How to Crack Mastercard Coding Interviews in 2026
Complete guide to Mastercard coding interviews — question patterns, difficulty breakdown, must-practice topics, and preparation strategy.
Mastercard’s technical interviews for software engineering roles are designed to assess strong foundational problem-solving and coding skills. The process typically involves one or two technical phone screens focusing on data structures and algorithms, followed by a virtual onsite with multiple rounds of coding and system design. The coding questions are practical and often relate to real-world data processing scenarios, emphasizing clean, efficient, and well-communicated solutions.

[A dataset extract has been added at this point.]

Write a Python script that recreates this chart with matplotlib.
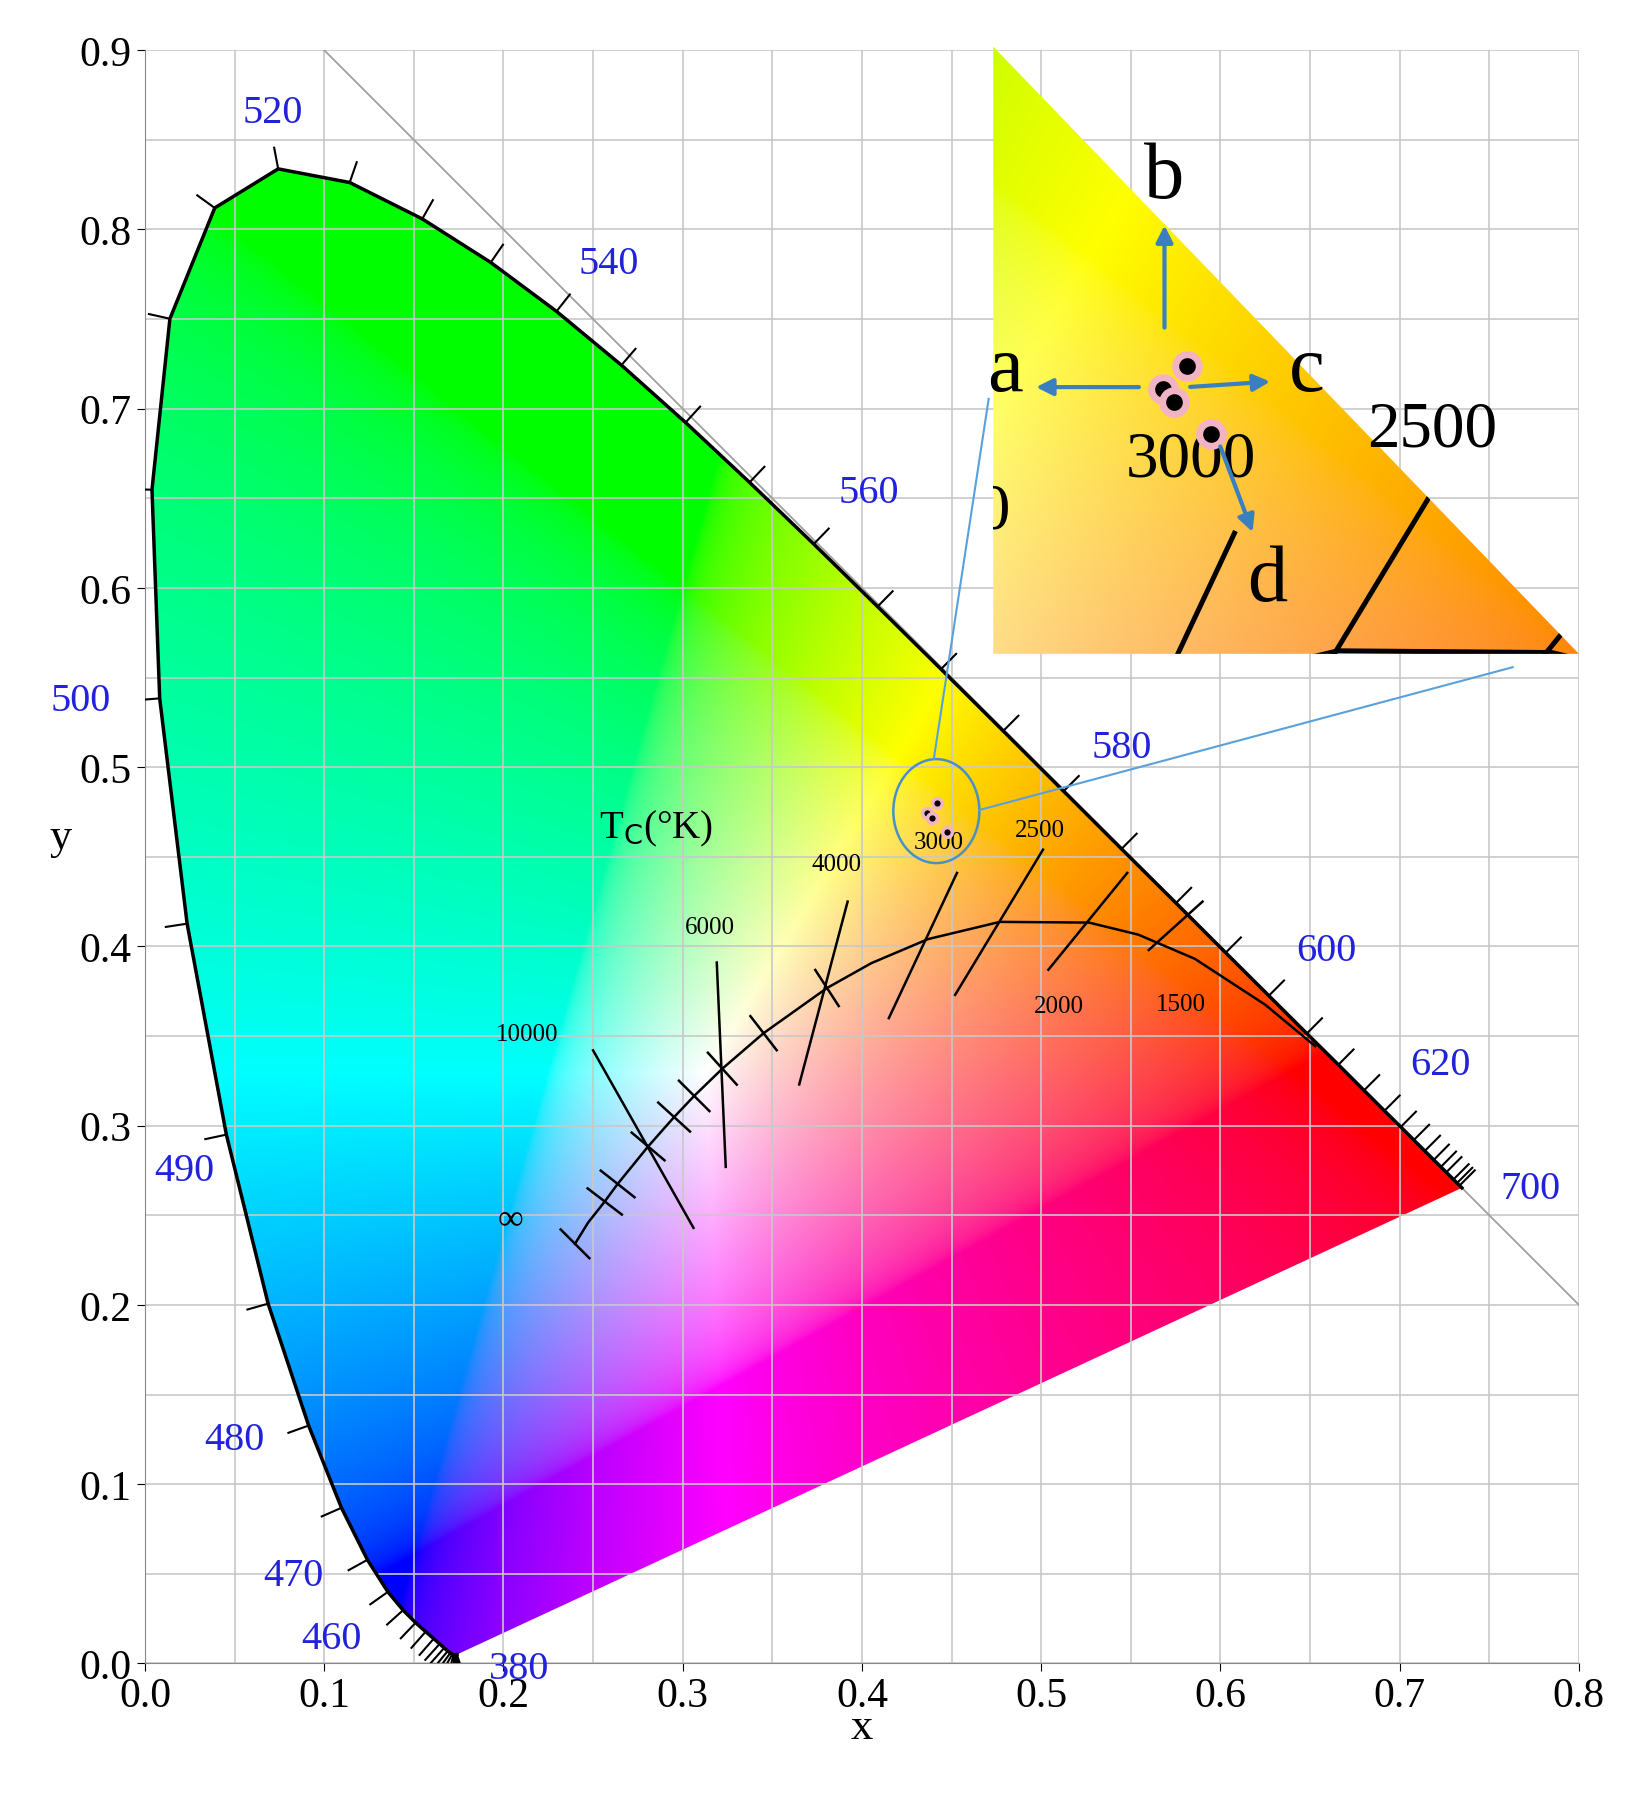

By the Numbers — Difficulty Breakdown and What It Means
Based on an analysis of recent Mastercard interview questions, the difficulty distribution is clear: 50% Easy and 50% Medium, with no Hard problems. This breakdown is crucial for your preparation strategy. It signals that Mastercard prioritizes consistency and accuracy over solving obscure, complex puzzles. You are expected to reliably solve common problems under interview conditions. Missing an edge case on an Easy problem is likely more damaging than not fully optimizing a Medium. Your goal is to master the fundamentals so you can execute cleanly on standard array, string, and hash table manipulations without stumbling.
Top Topics to Focus On
The most frequent topics form the core of Mastercard's question bank. You should be fluent in these.
- Array: The most common data structure. Expect questions on traversal, in-place modification, and subarray problems. Master techniques like pre-computation (prefix sums) and sliding windows.
- String: Often tested alongside arrays. Focus on character counting, palindrome checks, and string transformation/manipulation using two-pointer or index-based iteration.
- Dynamic Programming (DP): A key topic for Medium problems. You must recognize when a problem has overlapping subproblems. Start by mastering classic 1D DP patterns like Fibonacci, climbing stairs, and maximum subarray.
- Hash Table: The essential tool for achieving O(1) lookups. Use it for frequency counting, deduplication, and as a complement to the two-pointer technique to store seen elements.
- Two Pointers: An efficient pattern for solving problems on sorted arrays or strings, such as finding pairs, removing duplicates in-place, or checking palindromes.
The Two Pointers pattern is particularly versatile and frequently appears. Here is a classic example: removing duplicates from a sorted array in-place.
def removeDuplicates(nums):
if not nums:
return 0
# 'write' pointer tracks the position of the last unique element.
write = 0
# 'read' pointer scans the entire array.
for read in range(1, len(nums)):
if nums[read] != nums[write]:
write += 1
nums[write] = nums[read]
# The new length is the index of the last unique element + 1.
return write + 1
Preparation Strategy — A 4-6 Week Study Plan
A structured plan is essential to cover the necessary ground efficiently.
- Weeks 1-2: Foundation & Core Topics. Dedicate the first two weeks to the top five topics. For each topic (Array, String, Hash Table), solve 10-15 Easy problems to build muscle memory. For Dynamic Programming, start with the absolute classics (Fibonacci, Climbing Stairs) to understand the memoization/tabulation paradigm.
- Weeks 3-4: Pattern Integration & Medium Problems. Shift focus to Medium problems that combine topics. Practice problems like "Two Sum" (Hash Table), "Longest Substring Without Repeating Characters" (Hash Table + Sliding Window), and "Maximum Subarray" (DP). This is where you solidify pattern recognition.
- Weeks 5-6: Mock Interviews & Mastercard-Specific Practice. Simulate the real interview. Use platforms to do timed, vocal practice sessions. Specifically, seek out and solve problems tagged with Mastercard or from financial tech companies. The goal is to adapt your general skills to their style of questioning, which often involves clear data processing steps.
- Throughout: Consistent Review. Maintain a log of mistakes and key patterns. Revisit problems you found challenging 2-3 days after first solving them to ensure the solution is internalized, not memorized.
Key Tips
- Communicate Before You Code. Always restate the problem in your own words, confirm edge cases (empty input, large values, etc.), and outline your approach before writing a single line of code. Interviewers evaluate your thought process as much as your final answer.
- Optimize for Readability First. Given the absence of Hard problems, a clear, correct solution is better than a clever but opaque one. Use descriptive variable names, write helper functions for complex logic, and add brief comments for non-obvious steps.
- Practice Verbalizing Trade-offs. Be prepared to discuss the time and space complexity of your solution. For a Medium problem, you might propose a brute-force solution first, then refine it to the optimal one, explaining the trade-off you're making.
- Test with Edge Cases. After writing your code, don't just state it's done. Walk through a few test cases verbally, including the edge cases you identified earlier. This demonstrates thoroughness and often catches last-minute bugs.
Success in Mastercard interviews comes from disciplined practice on high-frequency topics and polished communication. Focus on executing the fundamentals flawlessly.